STATED PROBLEM:
Below is a listing; write it out exactly and drop any images from it.

— begin —

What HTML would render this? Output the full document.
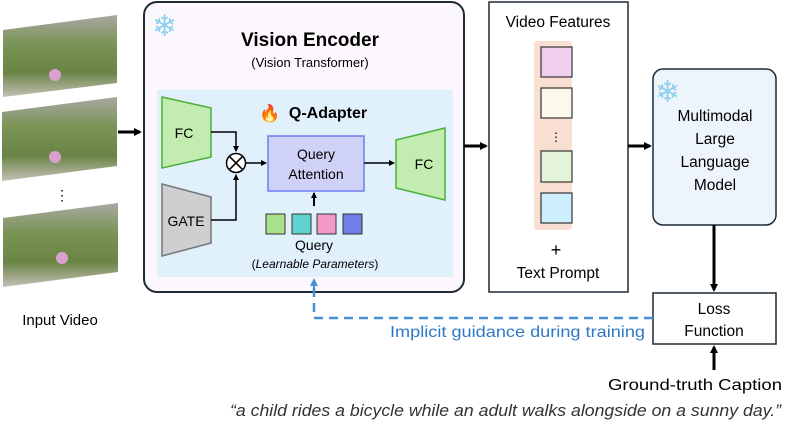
<!DOCTYPE html>
<html><head><style>
body{margin:0;background:#fff;}
svg{display:block;font-family:"Liberation Sans",sans-serif;}
</style></head><body>
<svg width="793" height="431" viewBox="0 0 793 431" xmlns="http://www.w3.org/2000/svg">
<defs>
<marker id="ah" markerWidth="8" markerHeight="8" refX="6" refY="4" orient="auto" markerUnits="userSpaceOnUse"><path d="M0,0 L8,4 L0,8 z" fill="#000"/></marker>
<marker id="ahs" markerWidth="6" markerHeight="6" refX="5" refY="3" orient="auto" markerUnits="userSpaceOnUse"><path d="M0,0 L6,3 L0,6 z" fill="#000"/></marker>
<marker id="ahb" markerWidth="8" markerHeight="8" refX="6" refY="4" orient="auto" markerUnits="userSpaceOnUse"><path d="M0,0 L8,4 L0,8 z" fill="#4a90d9"/></marker>
<linearGradient id="img" x1="0" y1="0" x2="0" y2="1"><stop offset="0" stop-color="#a8a8a2"/><stop offset="0.35" stop-color="#7a9456"/><stop offset="0.7" stop-color="#6a8446"/><stop offset="1" stop-color="#c5c0b5"/></linearGradient>
</defs>
<polygon points="3,30 117,15 117,83 3,97" fill="url(#img)"/>
<polygon points="2,112 117,97 117,166 2,181" fill="url(#img)"/>
<polygon points="3,218 118,203 118,272 3,287" fill="url(#img)"/>
<circle cx="55" cy="75" r="6" fill="#d9a0d0"/><circle cx="55" cy="157" r="6" fill="#d9a0d0"/><circle cx="62" cy="258" r="6" fill="#d9a0d0"/>
<text x="62" y="200" font-size="14" text-anchor="middle">⋮</text>
<text x="60" y="325" font-size="15" text-anchor="middle">Input Video</text>
<line x1="118" y1="132" x2="140" y2="132" stroke="#000" stroke-width="3" marker-end="url(#ah)"/>
<rect x="144" y="2" width="320" height="290" rx="13" fill="#fdf8fd" stroke="#1e2a35" stroke-width="2"/>
<text x="152" y="36" font-size="30" fill="#8fd0ee">❄</text>
<text x="310" y="46" font-size="19" font-weight="bold" text-anchor="middle">Vision Encoder</text>
<text x="310" y="67" font-size="13" text-anchor="middle">(Vision Transformer)</text>
<rect x="157" y="90" width="296" height="187" fill="#e0f1fb"/>
<text x="259" y="119" font-size="17" fill="#f06a1e">🔥</text>
<text x="328" y="118" font-size="16" font-weight="bold" text-anchor="middle">Q-Adapter</text>
<polygon points="162,97 211,108 211,157 162,168" fill="#c3ecb0" stroke="#4caf3a" stroke-width="1.5"/>
<text x="184" y="138" font-size="14" text-anchor="middle">FC</text>
<polygon points="162,184 211,197 211,243 162,256" fill="#cfcfcf" stroke="#777" stroke-width="1.5"/>
<text x="186" y="226" font-size="14" text-anchor="middle">GATE</text>
<path d="M211,132 H236 V151" fill="none" stroke="#000" stroke-width="1.5" marker-end="url(#ahs)"/>
<path d="M211,220 H236 V175" fill="none" stroke="#000" stroke-width="1.5" marker-end="url(#ahs)"/>
<circle cx="236" cy="163" r="9.5" fill="#fff" stroke="#000" stroke-width="1.5"/>
<path d="M229.3,156.3 L242.7,169.7 M242.7,156.3 L229.3,169.7" stroke="#000" stroke-width="1.5"/>
<line x1="246" y1="163" x2="266" y2="163" stroke="#000" stroke-width="1.5" marker-end="url(#ahs)"/>
<rect x="268" y="136" width="96" height="55" fill="#cfd2f6" stroke="#6e7cf0" stroke-width="1.5"/>
<text x="316" y="159" font-size="14" text-anchor="middle">Query</text>
<text x="316" y="179" font-size="14" text-anchor="middle">Attention</text>
<line x1="364" y1="163" x2="394" y2="163" stroke="#000" stroke-width="1.5" marker-end="url(#ahs)"/>
<polygon points="396,140 445,128 445,200 396,188" fill="#c3ecb0" stroke="#4caf3a" stroke-width="1.5"/>
<text x="424" y="169" font-size="14" text-anchor="middle">FC</text>
<line x1="314" y1="206" x2="314" y2="193" stroke="#000" stroke-width="2" marker-end="url(#ahs)"/>
<rect x="266" y="214" width="19" height="20" fill="#a9e08a" stroke="#333"/>
<rect x="292" y="214" width="19" height="20" fill="#5fd3cf" stroke="#333"/>
<rect x="317" y="214" width="19" height="20" fill="#f29ac6" stroke="#333"/>
<rect x="343" y="214" width="19" height="20" fill="#6f7ee9" stroke="#333"/>
<text x="314" y="250" font-size="14" text-anchor="middle">Query</text>
<text x="315" y="268" font-size="12" text-anchor="middle">(<tspan font-style="italic">Learnable Parameters</tspan>)</text>
<line x1="464" y1="146" x2="486" y2="146" stroke="#000" stroke-width="3" marker-end="url(#ah)"/>
<rect x="489" y="2" width="139" height="290" fill="#fff" stroke="#1e2a35" stroke-width="1.5"/>
<text x="558" y="27" font-size="15.5" text-anchor="middle">Video Features</text>
<rect x="534" y="41" width="38" height="189" rx="3" fill="#f9dfd2"/>
<rect x="541" y="47" width="31" height="30" fill="#f0d0ee" stroke="#333" stroke-width="1.2"/>
<rect x="541" y="88" width="31" height="30" fill="#fcf8ea" stroke="#333" stroke-width="1.2"/>
<text x="556" y="141" font-size="12" text-anchor="middle">⋮</text>
<rect x="541" y="151" width="31" height="31" fill="#e4f4da" stroke="#333" stroke-width="1.2"/>
<rect x="541" y="193" width="31" height="30" fill="#cdeefc" stroke="#333" stroke-width="1.2"/>
<text x="556" y="256" font-size="18" text-anchor="middle">+</text>
<text x="558" y="278" font-size="15.5" text-anchor="middle">Text Prompt</text>
<line x1="628" y1="146" x2="650" y2="146" stroke="#000" stroke-width="3" marker-end="url(#ah)"/>
<rect x="653" y="69" width="123" height="156" rx="10" fill="#eef4fb" stroke="#1e2a35" stroke-width="1.5"/>
<text x="655" y="102" font-size="30" fill="#8fd0ee">❄</text>
<text x="715" y="121" font-size="15.5" text-anchor="middle">Multimodal</text>
<text x="715" y="144" font-size="15.5" text-anchor="middle">Large</text>
<text x="715" y="167" font-size="15.5" text-anchor="middle">Language</text>
<text x="715" y="190" font-size="15.5" text-anchor="middle">Model</text>
<line x1="714" y1="225" x2="714" y2="290" stroke="#000" stroke-width="3" marker-end="url(#ah)"/>
<rect x="653" y="293" width="123" height="51" fill="#fff" stroke="#1e2a35" stroke-width="1.5"/>
<text x="714" y="314" font-size="15.5" text-anchor="middle">Loss</text>
<text x="714" y="336" font-size="15.5" text-anchor="middle">Function</text>
<line x1="714" y1="370" x2="714" y2="347" stroke="#000" stroke-width="3" marker-end="url(#ah)"/>
<text x="608" y="390" font-size="16" textLength="174" lengthAdjust="spacingAndGlyphs">Ground-truth Caption</text>
<text x="230" y="416" font-size="16.5" font-style="italic" fill="#333" textLength="551" lengthAdjust="spacingAndGlyphs">“a child rides a bicycle while an adult walks alongside on a sunny day.”</text>
<path d="M653,318 H314 V282" fill="none" stroke="#4a90d9" stroke-width="2.5" stroke-dasharray="9,6"/>
<line x1="314" y1="290" x2="314" y2="280" stroke="#4a90d9" stroke-width="2" marker-end="url(#ahb)"/>
<text x="390" y="337" font-size="16" fill="#2f78c4" textLength="255" lengthAdjust="spacingAndGlyphs">Implicit guidance during training</text>
</svg>
</body></html>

— end —

SOLUTION TO THIS TASK:
What HTML would render this? Output the full document.
<!DOCTYPE html>
<html><head><style>
body{margin:0;background:#fff;}
svg{display:block;font-family:"Liberation Sans",sans-serif;}
</style></head><body>
<svg width="793" height="431" viewBox="0 0 793 431" xmlns="http://www.w3.org/2000/svg">
<defs>
<marker id="ah" markerWidth="8" markerHeight="8" refX="6" refY="4" orient="auto" markerUnits="userSpaceOnUse"><path d="M0,0 L8,4 L0,8 z" fill="#000"/></marker>
<marker id="ahs" markerWidth="6" markerHeight="6" refX="5" refY="3" orient="auto" markerUnits="userSpaceOnUse"><path d="M0,0 L6,3 L0,6 z" fill="#000"/></marker>
<marker id="ahb" markerWidth="8" markerHeight="8" refX="6" refY="4" orient="auto" markerUnits="userSpaceOnUse"><path d="M0,0 L8,4 L0,8 z" fill="#4a90d9"/></marker>
<linearGradient id="img" x1="0" y1="0" x2="0" y2="1"><stop offset="0" stop-color="#a8a8a2"/><stop offset="0.35" stop-color="#7a9456"/><stop offset="0.7" stop-color="#6a8446"/><stop offset="1" stop-color="#c5c0b5"/></linearGradient>
</defs>
<polygon points="3,30 117,15 117,83 3,97" fill="url(#img)"/>
<polygon points="2,112 117,97 117,166 2,181" fill="url(#img)"/>
<polygon points="3,218 118,203 118,272 3,287" fill="url(#img)"/>
<circle cx="55" cy="75" r="6" fill="#d9a0d0"/><circle cx="55" cy="157" r="6" fill="#d9a0d0"/><circle cx="62" cy="258" r="6" fill="#d9a0d0"/>
<text x="62" y="200" font-size="14" text-anchor="middle">⋮</text>
<text x="60" y="325" font-size="15" text-anchor="middle">Input Video</text>
<line x1="118" y1="132" x2="140" y2="132" stroke="#000" stroke-width="3" marker-end="url(#ah)"/>
<rect x="144" y="2" width="320" height="290" rx="13" fill="#fdf8fd" stroke="#1e2a35" stroke-width="2"/>
<text x="152" y="36" font-size="30" fill="#8fd0ee">❄</text>
<text x="310" y="46" font-size="19" font-weight="bold" text-anchor="middle">Vision Encoder</text>
<text x="310" y="67" font-size="13" text-anchor="middle">(Vision Transformer)</text>
<rect x="157" y="90" width="296" height="187" fill="#e0f1fb"/>
<text x="259" y="119" font-size="17" fill="#f06a1e">🔥</text>
<text x="328" y="118" font-size="16" font-weight="bold" text-anchor="middle">Q-Adapter</text>
<polygon points="162,97 211,108 211,157 162,168" fill="#c3ecb0" stroke="#4caf3a" stroke-width="1.5"/>
<text x="184" y="138" font-size="14" text-anchor="middle">FC</text>
<polygon points="162,184 211,197 211,243 162,256" fill="#cfcfcf" stroke="#777" stroke-width="1.5"/>
<text x="186" y="226" font-size="14" text-anchor="middle">GATE</text>
<path d="M211,132 H236 V151" fill="none" stroke="#000" stroke-width="1.5" marker-end="url(#ahs)"/>
<path d="M211,220 H236 V175" fill="none" stroke="#000" stroke-width="1.5" marker-end="url(#ahs)"/>
<circle cx="236" cy="163" r="9.5" fill="#fff" stroke="#000" stroke-width="1.5"/>
<path d="M229.3,156.3 L242.7,169.7 M242.7,156.3 L229.3,169.7" stroke="#000" stroke-width="1.5"/>
<line x1="246" y1="163" x2="266" y2="163" stroke="#000" stroke-width="1.5" marker-end="url(#ahs)"/>
<rect x="268" y="136" width="96" height="55" fill="#cfd2f6" stroke="#6e7cf0" stroke-width="1.5"/>
<text x="316" y="159" font-size="14" text-anchor="middle">Query</text>
<text x="316" y="179" font-size="14" text-anchor="middle">Attention</text>
<line x1="364" y1="163" x2="394" y2="163" stroke="#000" stroke-width="1.5" marker-end="url(#ahs)"/>
<polygon points="396,140 445,128 445,200 396,188" fill="#c3ecb0" stroke="#4caf3a" stroke-width="1.5"/>
<text x="424" y="169" font-size="14" text-anchor="middle">FC</text>
<line x1="314" y1="206" x2="314" y2="193" stroke="#000" stroke-width="2" marker-end="url(#ahs)"/>
<rect x="266" y="214" width="19" height="20" fill="#a9e08a" stroke="#333"/>
<rect x="292" y="214" width="19" height="20" fill="#5fd3cf" stroke="#333"/>
<rect x="317" y="214" width="19" height="20" fill="#f29ac6" stroke="#333"/>
<rect x="343" y="214" width="19" height="20" fill="#6f7ee9" stroke="#333"/>
<text x="314" y="250" font-size="14" text-anchor="middle">Query</text>
<text x="315" y="268" font-size="12" text-anchor="middle">(<tspan font-style="italic">Learnable Parameters</tspan>)</text>
<line x1="464" y1="146" x2="486" y2="146" stroke="#000" stroke-width="3" marker-end="url(#ah)"/>
<rect x="489" y="2" width="139" height="290" fill="#fff" stroke="#1e2a35" stroke-width="1.5"/>
<text x="558" y="27" font-size="15.5" text-anchor="middle">Video Features</text>
<rect x="534" y="41" width="38" height="189" rx="3" fill="#f9dfd2"/>
<rect x="541" y="47" width="31" height="30" fill="#f0d0ee" stroke="#333" stroke-width="1.2"/>
<rect x="541" y="88" width="31" height="30" fill="#fcf8ea" stroke="#333" stroke-width="1.2"/>
<text x="556" y="141" font-size="12" text-anchor="middle">⋮</text>
<rect x="541" y="151" width="31" height="31" fill="#e4f4da" stroke="#333" stroke-width="1.2"/>
<rect x="541" y="193" width="31" height="30" fill="#cdeefc" stroke="#333" stroke-width="1.2"/>
<text x="556" y="256" font-size="18" text-anchor="middle">+</text>
<text x="558" y="278" font-size="15.5" text-anchor="middle">Text Prompt</text>
<line x1="628" y1="146" x2="650" y2="146" stroke="#000" stroke-width="3" marker-end="url(#ah)"/>
<rect x="653" y="69" width="123" height="156" rx="10" fill="#eef4fb" stroke="#1e2a35" stroke-width="1.5"/>
<text x="655" y="102" font-size="30" fill="#8fd0ee">❄</text>
<text x="715" y="121" font-size="15.5" text-anchor="middle">Multimodal</text>
<text x="715" y="144" font-size="15.5" text-anchor="middle">Large</text>
<text x="715" y="167" font-size="15.5" text-anchor="middle">Language</text>
<text x="715" y="190" font-size="15.5" text-anchor="middle">Model</text>
<line x1="714" y1="225" x2="714" y2="290" stroke="#000" stroke-width="3" marker-end="url(#ah)"/>
<rect x="653" y="293" width="123" height="51" fill="#fff" stroke="#1e2a35" stroke-width="1.5"/>
<text x="714" y="314" font-size="15.5" text-anchor="middle">Loss</text>
<text x="714" y="336" font-size="15.5" text-anchor="middle">Function</text>
<line x1="714" y1="370" x2="714" y2="347" stroke="#000" stroke-width="3" marker-end="url(#ah)"/>
<text x="608" y="390" font-size="16" textLength="174" lengthAdjust="spacingAndGlyphs">Ground-truth Caption</text>
<text x="230" y="416" font-size="16.5" font-style="italic" fill="#333" textLength="551" lengthAdjust="spacingAndGlyphs">“a child rides a bicycle while an adult walks alongside on a sunny day.”</text>
<path d="M653,318 H314 V282" fill="none" stroke="#4a90d9" stroke-width="2.5" stroke-dasharray="9,6"/>
<line x1="314" y1="290" x2="314" y2="280" stroke="#4a90d9" stroke-width="2" marker-end="url(#ahb)"/>
<text x="390" y="337" font-size="16" fill="#2f78c4" textLength="255" lengthAdjust="spacingAndGlyphs">Implicit guidance during training</text>
</svg>
</body></html>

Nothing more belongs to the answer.